Ten wpis nie będzie długi, właściwie to chciałam Was tylko zapytać czy Wasze dzieci też kochają lody? Moja Zarja jak najbardziej! Mogłaby go jeść co dzień i być może nawet by tak było, gdybyśmy z mężem nie należeli do osób starających się stronić od słodkości… Myślę sobie jednak, że ostatnio udało mi się znaleźć złoty środek w negocjacjach z Zarją i dla sporów wokół „lodowych” tematów. Chodzi o lody domowej roboty lub bardziej sorbet!
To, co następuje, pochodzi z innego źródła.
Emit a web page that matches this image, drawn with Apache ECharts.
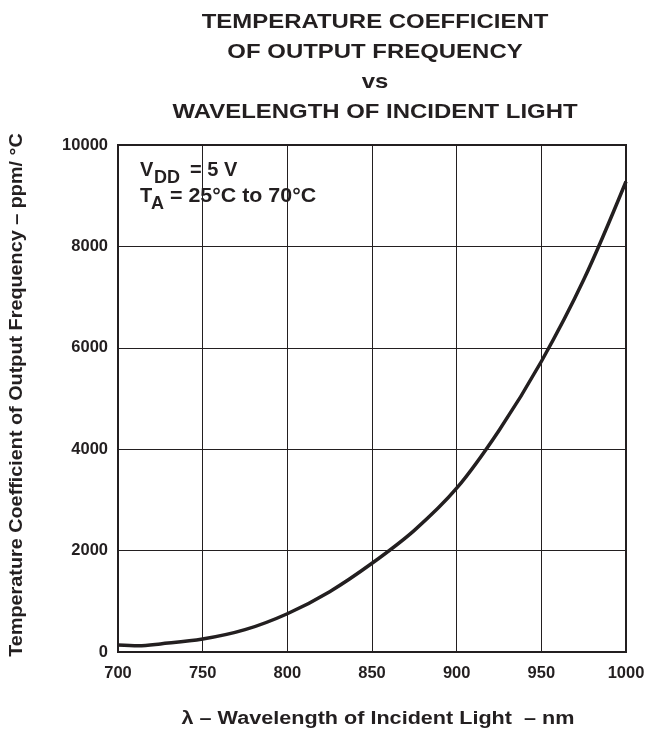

A do jego zrobienia będziecie potrzebowali zaledwie 3 – 4 składników.
Składniki
- Mleko: ja wybieram roślinne (ryżowe, owsiane, migdałowe, kokosowe), co nadaje lodom słodkiego smaku (a to jest przecież dla lodów kluczowe!) i to bez dodatku zwykłego cukru; jeżeli pasuje Wam smak nieco bardziej kwaśny, możecie sięgnąć po jogurt;
- Owoce – umyte i według upodobań: mogą być maliny (to był nasz wybór), truskawki, jeżeli tylko jest na nie sezon, arbuz, brzoskwinia, kiwi, melon, czarna porzeczka, jagody, wiśnie… a do tego banan, który nada Waszym lodom kremowej konsystencji no i znów nieco dosłodzi; wystarczą dwie garści lub dwie łyżki ale oczywiście możecie dodać więcej owoców, by lody miały intensywniejszy smak;
- Woda, tylko dla rozcieńczenia.
Jeśli chcecie, możecie dodać też inne przysmaki: miód, płatki kokosowe, sok z cytryny lub limonki…
Wszystko wrzucamy do blendera lub miksera a wody i mleka dolewamy tyle, by na końcu wyszło Wam ok. 300 ml płynu. To wystarczy do wypełnienie 6 foremek do lodów na patyku. Płyn przelewamy do foremek i wstawiamy do zamrażarki na kilka godzin.
Zrobiliście już lody? I nie wiecie jak je teraz wyjąć z foremek? Nic prostszego: foremki zanurzcie na chwile w gorącej wodzie i już możecie cieszyć się Waszym sorbetem domowej roboty!